OTTAWA -- Former deputy premier Nathalie Normandeau said Monday she has been approached by the federal Liberals about running for the party in Quebec.

Normandeau "confirms she has been courted by the Liberal Party of Canada," her spokesman, David Couturier, said in an email.

"However, she will make no further comment."

The email was sent shortly after a senior Liberal official denied the party had contacted Normandeau.

"It's just a rumour," Pablo Rodriguez, co-president of the party's campaign in Quebec, said in a statement.

"We have held no discussions with Nathalie Normandeau . . . . We haven't approached Madame Normandeau and we have no intention of doing so either."

Normandeau, 46, represented the eastern Quebec riding of Bonaventure between 1998 and 2011. She also served as mayor of the small Gaspe community of Maria in the 1990s.

The Conservatives, meanwhile, did not want to discuss reports they also are wooing Normandeau.

"We meet plenty of people who are interested (in running)," party spokesman Marc-Andre Leclerc said in an email.

"We don't comment on specific cases."

Normandeau was in the news last June when she testified at the provincial corruption inquiry and defended the decisions she made as a cabinet minister.
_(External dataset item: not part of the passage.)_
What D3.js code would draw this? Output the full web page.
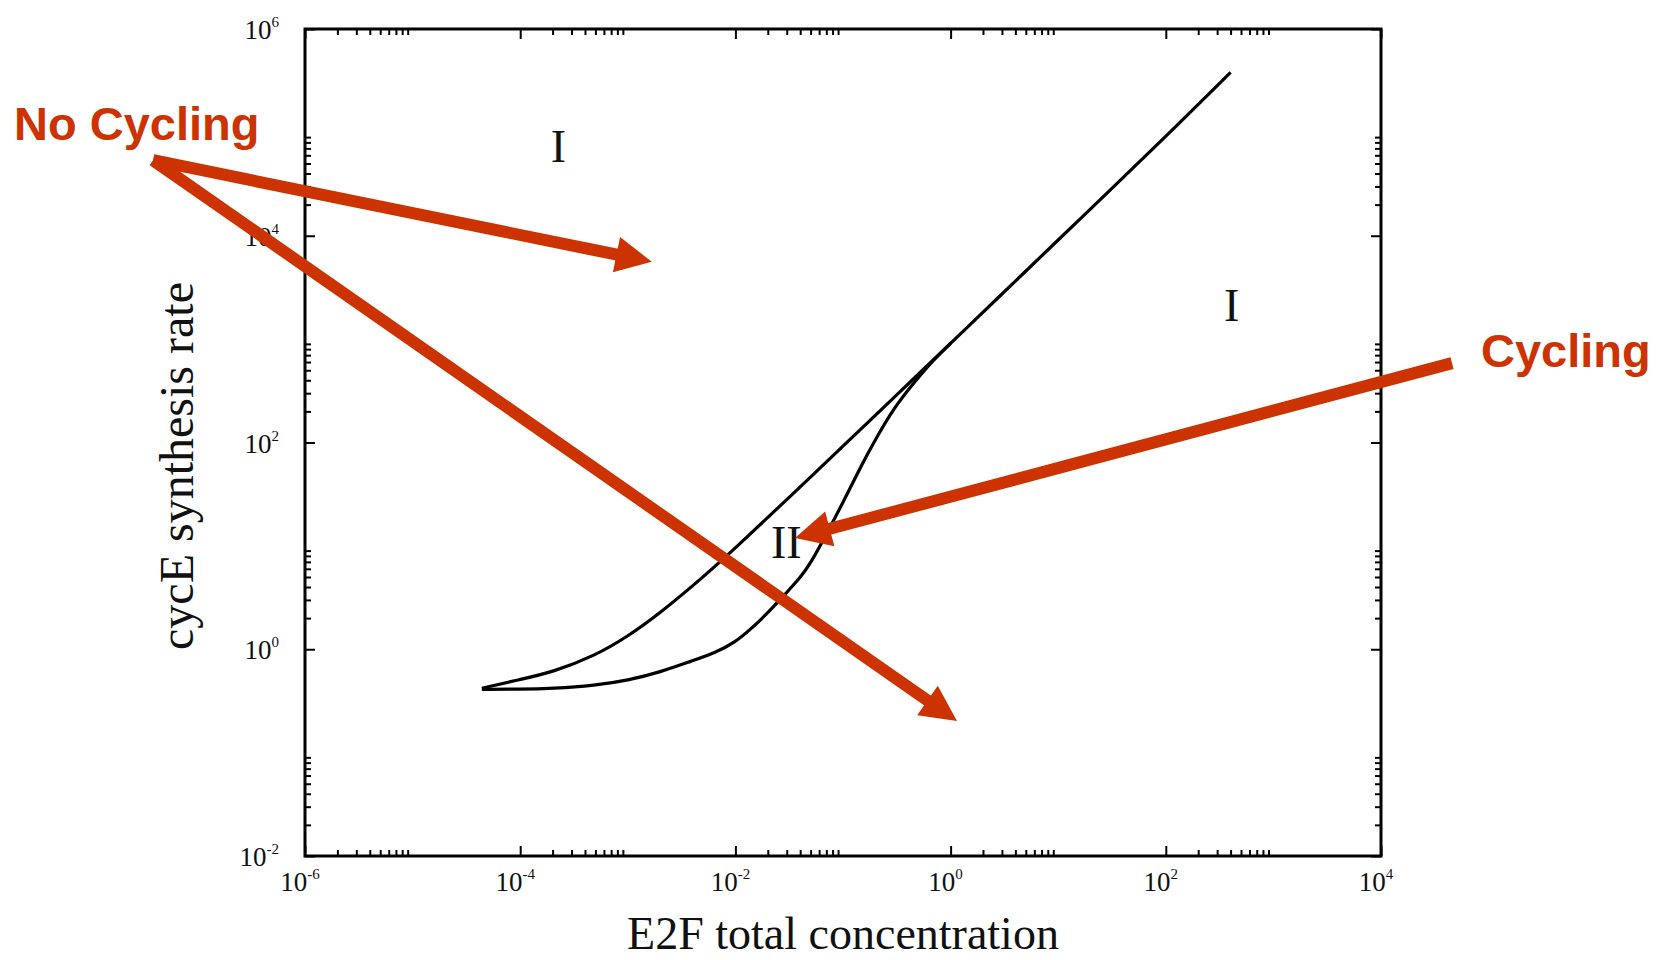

She told the Charbonneau Commission she exercised her discretionary powers as a cabinet minister with care and insisted she didn't put undue pressure on civil servants.

Her name had been mentioned during previous testimony and she had been accused of benefiting from illegal financing practices, accepting gifts from entrepreneurs and favouring funding for projects involving firms that donated heavily to the Quebec Liberals.

Anti-corruption police officials alleged in court documents this year that Normandeau intervened in favour of the Roche engineering firm against the advice of civil servants.

However, no charges were laid and the allegations were not tested in court.

She has repeatedly denied any wrongdoing.